# Is bayesian optimisation using Gaussian process path dependent

I am trying to build a Bayesian optimisation model for a scientific application using Gaussian process. I am far from an expert, so my question might be naïve and full of misconceptions. I was wondering if under a Bayesian process it is possible to derive different results depending on the path of the process.

More specifically, suppose I have a training set of 150 data points. I initialize my GP with say a subset of 25 and then run the optimization. Suppose also that I use 2 acquisition functions:

1. a standard one say EI
2. a ‘random’ one where the next data point is picked in random.

I let the optimization to be exhaustive and in the end I measure say $R^2$ (using some test set). Is it possible to get two different $R^2$ values?

And finally: Suppose that I infer the parameters of a GP model based on the whole set of 150 (ie point estimate and no optimization at all). Is it possible to get an $R^2$ value that will be different than the values from either 1 or 2?
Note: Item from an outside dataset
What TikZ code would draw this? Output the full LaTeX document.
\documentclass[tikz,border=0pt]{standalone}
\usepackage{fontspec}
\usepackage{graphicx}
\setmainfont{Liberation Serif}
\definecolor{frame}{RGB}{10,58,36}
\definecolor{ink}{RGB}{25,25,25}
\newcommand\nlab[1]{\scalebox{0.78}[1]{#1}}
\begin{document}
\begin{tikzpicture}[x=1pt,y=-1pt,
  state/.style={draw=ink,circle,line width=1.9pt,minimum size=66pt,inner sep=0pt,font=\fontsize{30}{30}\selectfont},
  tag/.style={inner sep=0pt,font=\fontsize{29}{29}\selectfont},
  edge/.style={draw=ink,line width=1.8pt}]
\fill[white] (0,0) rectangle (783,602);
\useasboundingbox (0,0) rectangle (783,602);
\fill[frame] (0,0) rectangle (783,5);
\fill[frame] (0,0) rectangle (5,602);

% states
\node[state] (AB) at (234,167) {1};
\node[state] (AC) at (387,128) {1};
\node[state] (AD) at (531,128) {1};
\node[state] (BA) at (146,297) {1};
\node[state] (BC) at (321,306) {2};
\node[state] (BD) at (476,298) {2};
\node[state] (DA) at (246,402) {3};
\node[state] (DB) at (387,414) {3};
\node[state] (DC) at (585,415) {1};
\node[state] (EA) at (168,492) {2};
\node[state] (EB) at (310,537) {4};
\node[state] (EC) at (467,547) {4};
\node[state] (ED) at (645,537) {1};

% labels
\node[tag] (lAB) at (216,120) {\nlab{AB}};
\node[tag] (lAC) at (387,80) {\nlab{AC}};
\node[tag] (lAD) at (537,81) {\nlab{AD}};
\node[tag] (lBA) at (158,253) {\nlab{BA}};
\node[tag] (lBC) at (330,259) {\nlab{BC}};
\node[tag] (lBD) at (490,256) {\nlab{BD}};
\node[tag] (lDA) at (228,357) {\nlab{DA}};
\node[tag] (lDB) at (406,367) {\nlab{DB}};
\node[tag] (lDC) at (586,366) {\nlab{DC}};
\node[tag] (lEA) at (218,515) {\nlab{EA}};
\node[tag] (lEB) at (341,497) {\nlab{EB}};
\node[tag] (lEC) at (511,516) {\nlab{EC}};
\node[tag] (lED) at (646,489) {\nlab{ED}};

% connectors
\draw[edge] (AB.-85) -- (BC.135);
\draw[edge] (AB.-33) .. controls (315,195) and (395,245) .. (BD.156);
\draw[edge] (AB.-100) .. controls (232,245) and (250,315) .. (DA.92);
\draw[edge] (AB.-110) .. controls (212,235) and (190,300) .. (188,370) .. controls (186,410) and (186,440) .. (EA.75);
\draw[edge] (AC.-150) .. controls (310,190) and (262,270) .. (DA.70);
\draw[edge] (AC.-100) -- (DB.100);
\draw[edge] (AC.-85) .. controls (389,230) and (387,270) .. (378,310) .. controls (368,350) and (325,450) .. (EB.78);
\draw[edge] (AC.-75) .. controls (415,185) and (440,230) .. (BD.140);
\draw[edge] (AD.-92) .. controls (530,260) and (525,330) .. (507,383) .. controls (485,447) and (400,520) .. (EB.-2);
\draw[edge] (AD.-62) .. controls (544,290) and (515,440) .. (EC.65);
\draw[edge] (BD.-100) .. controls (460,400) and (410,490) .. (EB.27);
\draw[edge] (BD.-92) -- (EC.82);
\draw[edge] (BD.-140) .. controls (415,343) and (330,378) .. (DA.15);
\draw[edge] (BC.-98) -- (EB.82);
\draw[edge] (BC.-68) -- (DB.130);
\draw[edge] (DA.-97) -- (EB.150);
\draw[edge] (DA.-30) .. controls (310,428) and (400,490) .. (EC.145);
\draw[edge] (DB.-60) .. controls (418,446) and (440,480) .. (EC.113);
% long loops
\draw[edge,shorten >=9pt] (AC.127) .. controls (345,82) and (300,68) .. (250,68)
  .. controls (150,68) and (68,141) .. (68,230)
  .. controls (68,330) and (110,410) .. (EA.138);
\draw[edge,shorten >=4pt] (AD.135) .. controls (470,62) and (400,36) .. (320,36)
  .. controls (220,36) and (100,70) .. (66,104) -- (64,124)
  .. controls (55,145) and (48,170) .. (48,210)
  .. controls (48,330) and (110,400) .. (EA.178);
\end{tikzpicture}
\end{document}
Just to add that I am asking if there is a difference beyond the Gaussian noise of the process

There are multiple possibilities to train GPs in the case of path dependent. What you really are looking at is a dynamic system. Your output not only depend on the input U but also of the output $Y(k-1)$( assuming only a single regressor).
1) Train a GPs with a NARX architecture including some regressors $Y(k-1)$ as input. http://www.pyflux.com/gp-narx/
2) Train a GPs with an output $\Delta Y(k)$.